Housing market momentum being driven by new build sector

Existing homes are still struggling against the current market headwinds, according to new research.

Related topics:  Property,  Housing,  New Build
Property | Reporter
3rd April 2024
New Builds
"While buyers may be paying more initially, they understand that over the long term, investing in a new home is more cost-effective"
- Daniel Norman - APRAO

The latest industry research by property development appraisal software, APRAO, looked at the latest Gov data for both new-build and existing house prices going back over the last decade to see how both areas of the market have performed historically and which is driving the current return to form being seen across the property market.

The research shows that, historically, both new-build and existing homes have helped drive market performance to a similar degree.

Over the last 10 years, new-build house prices have increased by 73%, with existing homes not far behind with a 63.7% jump. Even over the last five years, a 24.1% increase in the average price of an existing home has almost matched the 25.5% increase seen for a new-build property.

However, over the last year, it’s clear that new-build homes have been the driving force behind the improving health of the housing market. The average price of an existing property has increased by just 0.2% year on year, while the average new-build home has increased by 8.1%.

In fact, new-build values have outperformed the existing market across every region of Britain. The West Midlands (+1.2%), East Midlands (+1.1%) and North East (+1%) have posted the strongest performances with respect to existing house price growth, but in contrast, new-build values have increased by 9.2%, 8.9% and 10.3% respectively.

In some regions, strong new-build sector growth has even helped to negate an otherwise declining housing market. Existing market values have actually fallen year on year across the South East (-0.2%), East of England (-0.5%) and Scotland (-0.6%), however, all three regions have seen new-build prices climb by between 7.1% and 8.2%.

And in London? The capital has struggled the most of all regions due to a combination of higher borrowing costs and high house prices. As a result, existing property values are down -1.3% year on year, however, new-build values have crept up by as much as 3.3%.

CEO of APRAO, Daniel Norman, commented: “We’re now starting to see the market return to health following a period of inactivity caused by restricted buyer affordability as a result of higher mortgage rates.

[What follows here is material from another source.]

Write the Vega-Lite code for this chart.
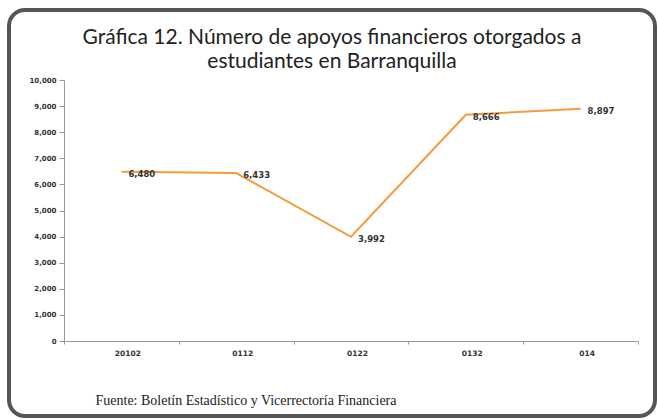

"So it may seem strange that it’s the new-build sector driving this return to form given the fact that new homes generally command a premium versus existing housing stock.

"However, this isn’t unusual and while buyers may be paying more initially, they understand that over the long term, investing in a new home is more cost-effective. This is down to a number of factors such as reduced outgoings due to higher energy efficiency, lower maintenance costs and a stronger resale price.

"This highlights the importance of new homes delivery when it comes to stimulating the housing market, particularly when the existing sector is largely underperforming.”